● **Problem requirements**:
Leave out the pictures and transcribe everything else exactly.

#### Entries shown

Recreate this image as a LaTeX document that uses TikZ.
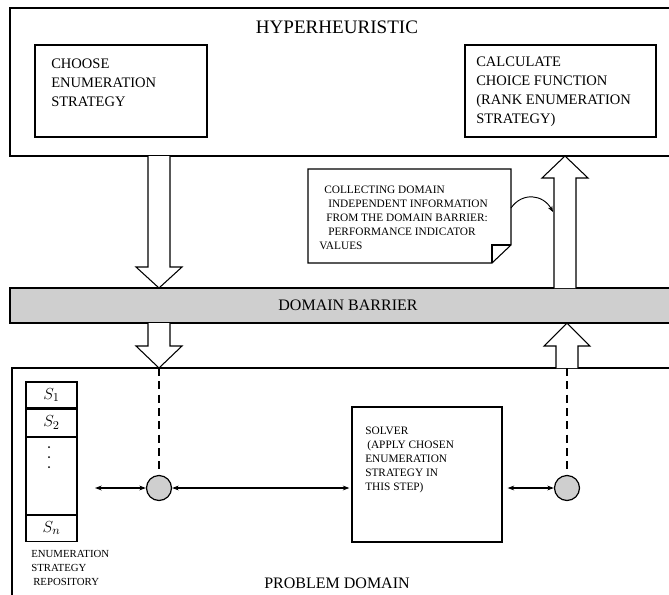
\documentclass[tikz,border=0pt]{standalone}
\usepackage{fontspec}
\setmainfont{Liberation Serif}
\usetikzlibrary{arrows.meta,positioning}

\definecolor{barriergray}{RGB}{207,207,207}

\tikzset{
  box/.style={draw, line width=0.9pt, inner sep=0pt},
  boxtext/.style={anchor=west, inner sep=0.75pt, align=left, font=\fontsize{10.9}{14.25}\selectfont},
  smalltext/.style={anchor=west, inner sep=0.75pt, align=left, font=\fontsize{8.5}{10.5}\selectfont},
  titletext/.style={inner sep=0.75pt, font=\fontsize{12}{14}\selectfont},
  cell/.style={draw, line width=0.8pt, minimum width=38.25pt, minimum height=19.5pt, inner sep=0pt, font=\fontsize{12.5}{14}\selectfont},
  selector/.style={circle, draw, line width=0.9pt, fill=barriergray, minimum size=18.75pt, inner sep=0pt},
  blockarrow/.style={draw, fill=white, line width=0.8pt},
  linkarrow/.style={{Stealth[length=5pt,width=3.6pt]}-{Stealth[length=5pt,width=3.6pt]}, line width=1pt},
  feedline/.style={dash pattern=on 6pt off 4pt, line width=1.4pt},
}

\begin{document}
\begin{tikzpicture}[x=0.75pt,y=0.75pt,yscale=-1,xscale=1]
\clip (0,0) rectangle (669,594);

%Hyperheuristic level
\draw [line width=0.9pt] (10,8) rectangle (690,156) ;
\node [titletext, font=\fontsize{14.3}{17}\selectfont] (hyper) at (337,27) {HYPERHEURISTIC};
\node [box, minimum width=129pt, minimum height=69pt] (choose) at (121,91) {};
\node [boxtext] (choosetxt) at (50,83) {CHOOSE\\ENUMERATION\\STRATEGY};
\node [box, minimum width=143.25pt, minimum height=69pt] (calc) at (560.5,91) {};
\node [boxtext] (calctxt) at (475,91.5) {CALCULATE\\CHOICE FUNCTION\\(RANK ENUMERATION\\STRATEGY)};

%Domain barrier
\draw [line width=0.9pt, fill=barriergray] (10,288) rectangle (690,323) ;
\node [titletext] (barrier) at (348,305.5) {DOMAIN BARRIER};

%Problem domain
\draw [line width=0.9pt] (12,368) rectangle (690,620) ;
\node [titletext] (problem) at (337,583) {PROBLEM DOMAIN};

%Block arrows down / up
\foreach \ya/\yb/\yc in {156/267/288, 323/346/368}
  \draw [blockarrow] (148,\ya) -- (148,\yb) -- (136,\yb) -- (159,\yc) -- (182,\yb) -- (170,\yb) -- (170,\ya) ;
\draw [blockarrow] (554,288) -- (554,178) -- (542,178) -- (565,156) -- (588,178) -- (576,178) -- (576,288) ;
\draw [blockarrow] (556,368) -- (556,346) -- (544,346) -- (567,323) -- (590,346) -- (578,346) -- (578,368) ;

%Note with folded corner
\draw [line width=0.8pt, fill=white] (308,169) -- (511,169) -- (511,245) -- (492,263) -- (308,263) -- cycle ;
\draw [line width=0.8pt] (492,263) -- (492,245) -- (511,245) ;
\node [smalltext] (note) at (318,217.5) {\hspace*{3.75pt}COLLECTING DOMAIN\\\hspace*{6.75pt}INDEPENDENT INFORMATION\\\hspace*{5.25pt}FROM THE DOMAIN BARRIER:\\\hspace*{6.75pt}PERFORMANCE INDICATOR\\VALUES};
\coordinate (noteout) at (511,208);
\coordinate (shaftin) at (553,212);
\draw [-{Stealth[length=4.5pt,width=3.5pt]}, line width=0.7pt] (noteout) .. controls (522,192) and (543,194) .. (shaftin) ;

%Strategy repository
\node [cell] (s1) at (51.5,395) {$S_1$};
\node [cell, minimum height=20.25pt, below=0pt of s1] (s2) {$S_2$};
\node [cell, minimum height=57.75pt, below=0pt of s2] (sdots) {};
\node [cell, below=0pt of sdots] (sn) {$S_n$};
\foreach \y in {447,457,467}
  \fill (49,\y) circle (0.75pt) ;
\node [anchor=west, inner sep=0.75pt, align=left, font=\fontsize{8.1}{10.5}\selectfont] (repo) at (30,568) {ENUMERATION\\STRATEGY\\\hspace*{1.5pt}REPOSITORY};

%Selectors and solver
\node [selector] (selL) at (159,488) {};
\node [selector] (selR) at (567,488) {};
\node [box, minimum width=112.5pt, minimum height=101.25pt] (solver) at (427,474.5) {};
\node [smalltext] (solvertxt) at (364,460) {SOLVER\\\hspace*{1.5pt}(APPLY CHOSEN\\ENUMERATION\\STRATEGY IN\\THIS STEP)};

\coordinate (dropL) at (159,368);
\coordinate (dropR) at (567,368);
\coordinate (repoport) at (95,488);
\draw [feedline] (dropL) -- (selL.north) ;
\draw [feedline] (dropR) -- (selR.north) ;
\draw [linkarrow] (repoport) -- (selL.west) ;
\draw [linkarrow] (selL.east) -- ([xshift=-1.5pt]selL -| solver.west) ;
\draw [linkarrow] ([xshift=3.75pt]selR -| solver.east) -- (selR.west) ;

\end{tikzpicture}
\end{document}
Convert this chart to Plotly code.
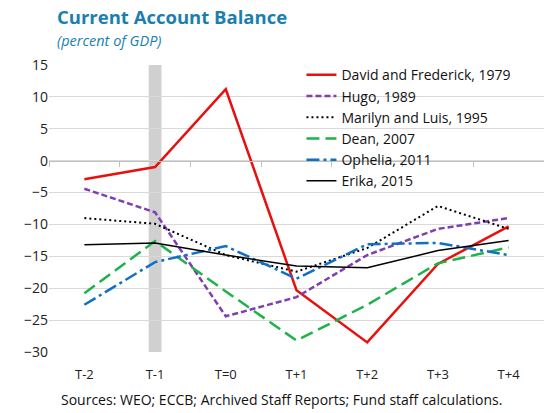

########

● **Answer to this exercise**:
Recreate this image as a LaTeX document that uses TikZ.
\documentclass[tikz,border=0pt]{standalone}
\usepackage{fontspec}
\setmainfont{Liberation Serif}
\usetikzlibrary{arrows.meta,positioning}

\definecolor{barriergray}{RGB}{207,207,207}

\tikzset{
  box/.style={draw, line width=0.9pt, inner sep=0pt},
  boxtext/.style={anchor=west, inner sep=0.75pt, align=left, font=\fontsize{10.9}{14.25}\selectfont},
  smalltext/.style={anchor=west, inner sep=0.75pt, align=left, font=\fontsize{8.5}{10.5}\selectfont},
  titletext/.style={inner sep=0.75pt, font=\fontsize{12}{14}\selectfont},
  cell/.style={draw, line width=0.8pt, minimum width=38.25pt, minimum height=19.5pt, inner sep=0pt, font=\fontsize{12.5}{14}\selectfont},
  selector/.style={circle, draw, line width=0.9pt, fill=barriergray, minimum size=18.75pt, inner sep=0pt},
  blockarrow/.style={draw, fill=white, line width=0.8pt},
  linkarrow/.style={{Stealth[length=5pt,width=3.6pt]}-{Stealth[length=5pt,width=3.6pt]}, line width=1pt},
  feedline/.style={dash pattern=on 6pt off 4pt, line width=1.4pt},
}

\begin{document}
\begin{tikzpicture}[x=0.75pt,y=0.75pt,yscale=-1,xscale=1]
\clip (0,0) rectangle (669,594);

%Hyperheuristic level
\draw [line width=0.9pt] (10,8) rectangle (690,156) ;
\node [titletext, font=\fontsize{14.3}{17}\selectfont] (hyper) at (337,27) {HYPERHEURISTIC};
\node [box, minimum width=129pt, minimum height=69pt] (choose) at (121,91) {};
\node [boxtext] (choosetxt) at (50,83) {CHOOSE\\ENUMERATION\\STRATEGY};
\node [box, minimum width=143.25pt, minimum height=69pt] (calc) at (560.5,91) {};
\node [boxtext] (calctxt) at (475,91.5) {CALCULATE\\CHOICE FUNCTION\\(RANK ENUMERATION\\STRATEGY)};

%Domain barrier
\draw [line width=0.9pt, fill=barriergray] (10,288) rectangle (690,323) ;
\node [titletext] (barrier) at (348,305.5) {DOMAIN BARRIER};

%Problem domain
\draw [line width=0.9pt] (12,368) rectangle (690,620) ;
\node [titletext] (problem) at (337,583) {PROBLEM DOMAIN};

%Block arrows down / up
\foreach \ya/\yb/\yc in {156/267/288, 323/346/368}
  \draw [blockarrow] (148,\ya) -- (148,\yb) -- (136,\yb) -- (159,\yc) -- (182,\yb) -- (170,\yb) -- (170,\ya) ;
\draw [blockarrow] (554,288) -- (554,178) -- (542,178) -- (565,156) -- (588,178) -- (576,178) -- (576,288) ;
\draw [blockarrow] (556,368) -- (556,346) -- (544,346) -- (567,323) -- (590,346) -- (578,346) -- (578,368) ;

%Note with folded corner
\draw [line width=0.8pt, fill=white] (308,169) -- (511,169) -- (511,245) -- (492,263) -- (308,263) -- cycle ;
\draw [line width=0.8pt] (492,263) -- (492,245) -- (511,245) ;
\node [smalltext] (note) at (318,217.5) {\hspace*{3.75pt}COLLECTING DOMAIN\\\hspace*{6.75pt}INDEPENDENT INFORMATION\\\hspace*{5.25pt}FROM THE DOMAIN BARRIER:\\\hspace*{6.75pt}PERFORMANCE INDICATOR\\VALUES};
\coordinate (noteout) at (511,208);
\coordinate (shaftin) at (553,212);
\draw [-{Stealth[length=4.5pt,width=3.5pt]}, line width=0.7pt] (noteout) .. controls (522,192) and (543,194) .. (shaftin) ;

%Strategy repository
\node [cell] (s1) at (51.5,395) {$S_1$};
\node [cell, minimum height=20.25pt, below=0pt of s1] (s2) {$S_2$};
\node [cell, minimum height=57.75pt, below=0pt of s2] (sdots) {};
\node [cell, below=0pt of sdots] (sn) {$S_n$};
\foreach \y in {447,457,467}
  \fill (49,\y) circle (0.75pt) ;
\node [anchor=west, inner sep=0.75pt, align=left, font=\fontsize{8.1}{10.5}\selectfont] (repo) at (30,568) {ENUMERATION\\STRATEGY\\\hspace*{1.5pt}REPOSITORY};

%Selectors and solver
\node [selector] (selL) at (159,488) {};
\node [selector] (selR) at (567,488) {};
\node [box, minimum width=112.5pt, minimum height=101.25pt] (solver) at (427,474.5) {};
\node [smalltext] (solvertxt) at (364,460) {SOLVER\\\hspace*{1.5pt}(APPLY CHOSEN\\ENUMERATION\\STRATEGY IN\\THIS STEP)};

\coordinate (dropL) at (159,368);
\coordinate (dropR) at (567,368);
\coordinate (repoport) at (95,488);
\draw [feedline] (dropL) -- (selL.north) ;
\draw [feedline] (dropR) -- (selR.north) ;
\draw [linkarrow] (repoport) -- (selL.west) ;
\draw [linkarrow] (selL.east) -- ([xshift=-1.5pt]selL -| solver.west) ;
\draw [linkarrow] ([xshift=3.75pt]selR -| solver.east) -- (selR.west) ;

\end{tikzpicture}
\end{document}
Convert this chart to Plotly code.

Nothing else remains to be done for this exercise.